Saskvalley Shorthorns heading

Cow Herd

Without a good cowherd there can be no bulls.  Every one of our purebred cows spends her lifetime, other than breeding season, running alongside our commercial cows.   If they cannot maintain their condition and bring a good calf home every fall they are culled.

Our cows calve in May and June, on grass, with a minimum of supervision.   Quite honestly we just don't have time to play nursemaid to every cow.  They are rotated through pastures all summer and fall, then put on crop stubble and wasteland.  The calves are weaned in November or December and we usually don’t have to start feeding cows until sometime in January.

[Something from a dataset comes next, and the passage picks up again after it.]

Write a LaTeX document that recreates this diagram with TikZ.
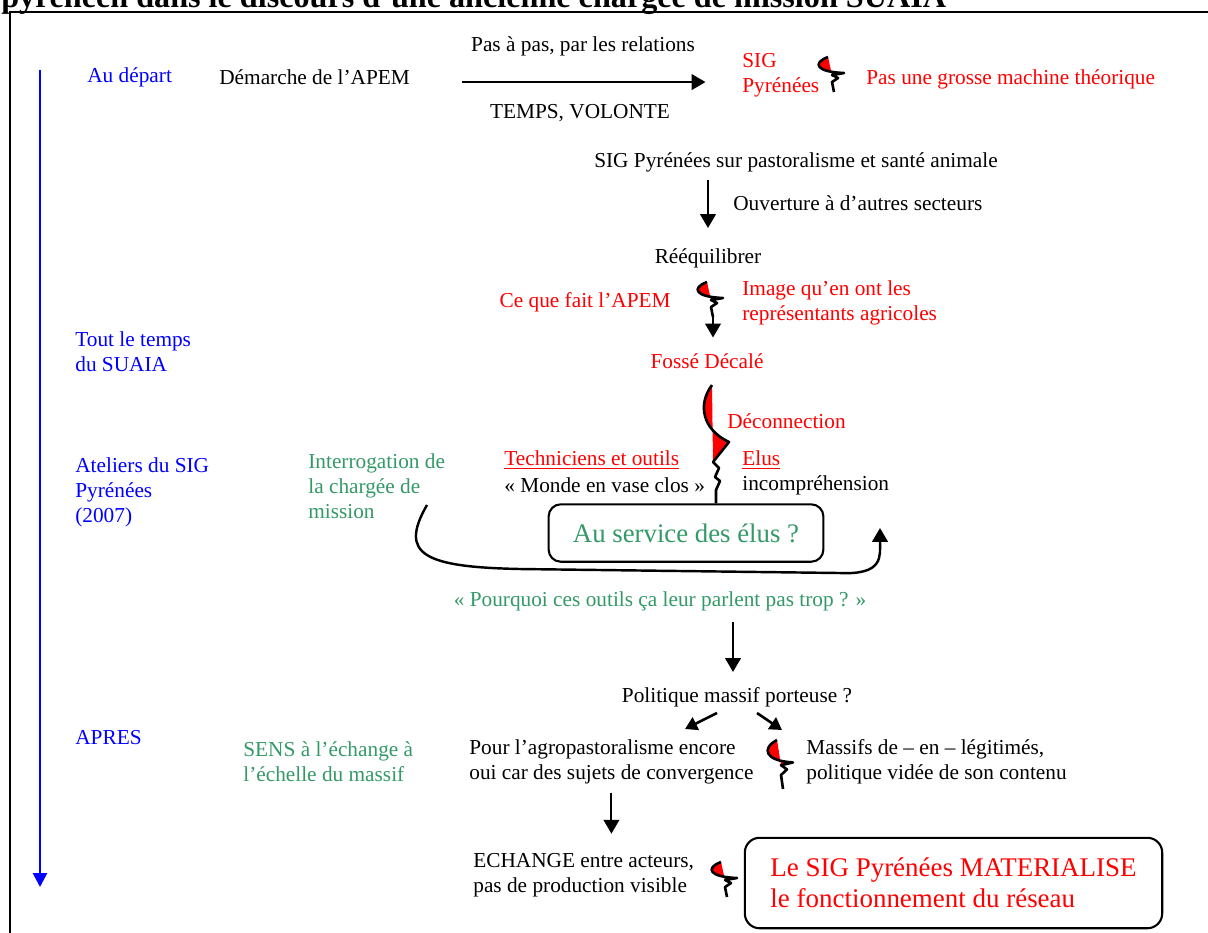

For the past number of years our winter feeding program has consisted of baled greenfeed and alfalfa/grass hay.  We are currently experimenting with feeding standing corn in order to decrease our winter feed costs.  Our cows are expected to maintain their condition on a ration that is nutritionally equivalent to average beef quality hay.  When the snow melts in early April the cows begin to graze carry over grass that was set aside last summer.

As the new growth starts to come on at the end of the month the cows begin to start calving.  It is in this May and June time period, right through calving, that we expect our cows to gain weight, rapidly, and most of them do.  The two most important things to us in a beef cow are fertility and fleshing ability.